Secondaries do not keep hot data in RAM - The primary doesn’t relay queries to secondary servers, preventing secondaries from maintaining hot data in memory. This severely hinders the “hot-standby” feature of replica sets, since the moment the primary fails and switches to a secondary, all the hot data must be once again faulted into memory. Faulting in gigabytes of data can be painfully slow, especially when your data is backed by something like EBS. Distributing reads to secondaries helps with this, but if you’re only using secondaries as a means of backup or failover, the effect on throughput when a primary switch happens can be crippling until your hot data is faulted in.
What We’re Doing Now
Initially, we felt MongoDB gave us the flexibility and power we needed in a database. Unfortunately, underlying architectural issues forced us to investigate other solutions rather quickly. We never attempted to horizontally scale MongoDB since our confidence in the product was hurt by the time that was offered as a solution, and because we believe horizontally scaling shouldn’t be necessary for the relatively small amount of ops per second we were sending to MongoDB.
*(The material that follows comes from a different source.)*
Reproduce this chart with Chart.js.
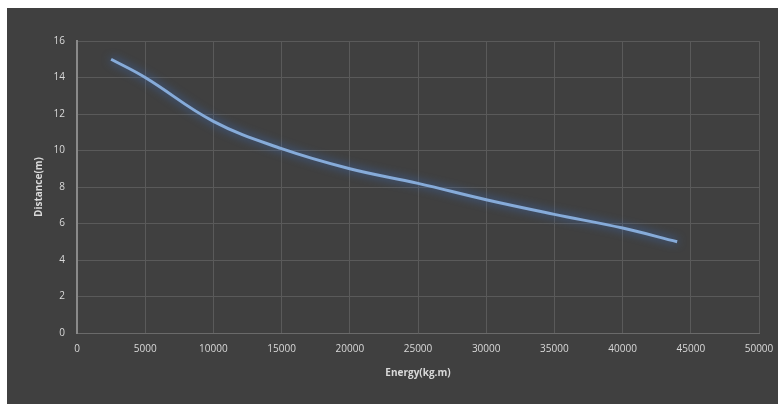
<!DOCTYPE html>
<html>
<head>
<meta charset="utf-8">
<script src="https://cdn.jsdelivr.net/npm/chart.js@4"></script>
<style>
  body { margin: 0; background: #ffffff; overflow: hidden; }
  #wrap { position: absolute; left: 7px; top: 8px; width: 771px; height: 396px; background: #404040; }
</style>
</head>
<body>
<div id="wrap"><canvas id="chart"></canvas></div>
<script>
const energy = [2500, 5000, 10000, 15000, 20000, 25000, 30000, 35000, 40000, 44000];
const distance = [15, 14, 11.6, 10.1, 9, 8.2, 7.3, 6.5, 5.75, 5];
const xTitle = 'Energy(kg.m)';
const yTitle = 'Distance(m)';

const points = energy.map((e, i) => ({ x: e, y: distance[i] }));

const glow = {
    id: 'glow',
    beforeDatasetDraw(chart) {
        const ctx = chart.ctx;
        ctx.save();
        ctx.shadowColor = 'rgba(60,110,190,1)';
        ctx.shadowBlur = 10;
    },
    afterDatasetDraw(chart) {
        chart.ctx.restore();
    }
};

const config = {
    type: 'scatter',
    data: {
        datasets: [{
            data: points,
            showLine: true,
            borderColor: '#86abd9',
            borderWidth: 3,
            pointRadius: 0,
            tension: 0.4,
            fill: false
        }]
    },
    options: {
        responsive: true,
        maintainAspectRatio: false,
        animation: false,
        layout: { padding: { top: 33, right: 19, left: 22, bottom: 21 } },
        plugins: {
            legend: { display: false },
            tooltip: { enabled: false }
        },
        scales: {
            x: {
                type: 'linear',
                min: 0,
                max: 50000,
                ticks: {
                    stepSize: 5000, color: '#d9d9d9', font: { size: 10, family: 'Open Sans' }, padding: 10,
                    callback: v => String(v)
                },
                grid: { color: '#5a5a5a', lineWidth: 1, drawTicks: false },
                border: { color: '#6a6a6a' },
                title: { display: true, text: xTitle, color: '#d9d9d9', font: { size: 10, family: 'Open Sans', weight: 'bold' }, padding: { top: 6 } },
                afterFit(scale) {
                    scale.height = 50;
                    scale.paddingRight = 0;
                    scale.paddingLeft = 0;
                }
            },
            y: {
                min: 0,
                max: 16,
                ticks: { stepSize: 2, color: '#d9d9d9', font: { size: 10, family: 'Open Sans' }, padding: 12 },
                grid: { color: '#5a5a5a', lineWidth: 1, drawTicks: false },
                border: { color: '#8a8a8a', width: 2 },
                title: { display: true, text: yTitle, color: '#d9d9d9', font: { size: 10, family: 'Open Sans', weight: 'bold' }, padding: { bottom: 4 } },
                afterFit(scale) { scale.width = 48; }
            }
        }
    },
    plugins: [glow]
};

new Chart(document.getElementById('chart').getContext('2d'), config);
</script>
</body>
</html>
Over the past 6 months, we’ve “scaled” MongoDB by moving data off of it. This process is an entire blog post itself, but the gist of the matter is that we looked at our data access patterns and chose the right tool for the job. For key-value data, we switched to Riak, which provides predictable read/write latencies and is completely horizontally scalable. For smaller sets of relational data where we wanted a rich query layer, we moved to PostgreSQL. A small fraction of our data has been moved to non-durable purely in-memory solutions if it wasn’t important for us to persist or be able to query later.
In retrospect, MongoDB was not the right solution for Kiip. Although it may be a bit more upfront effort, we recommend using PostgreSQL (or some traditional RDBMS) first, then investigating other solutions if and when you find them necessary. In future blog posts, we’ll talk about how we chose our data stores and the steps we took to migrate data while minimizing downtime.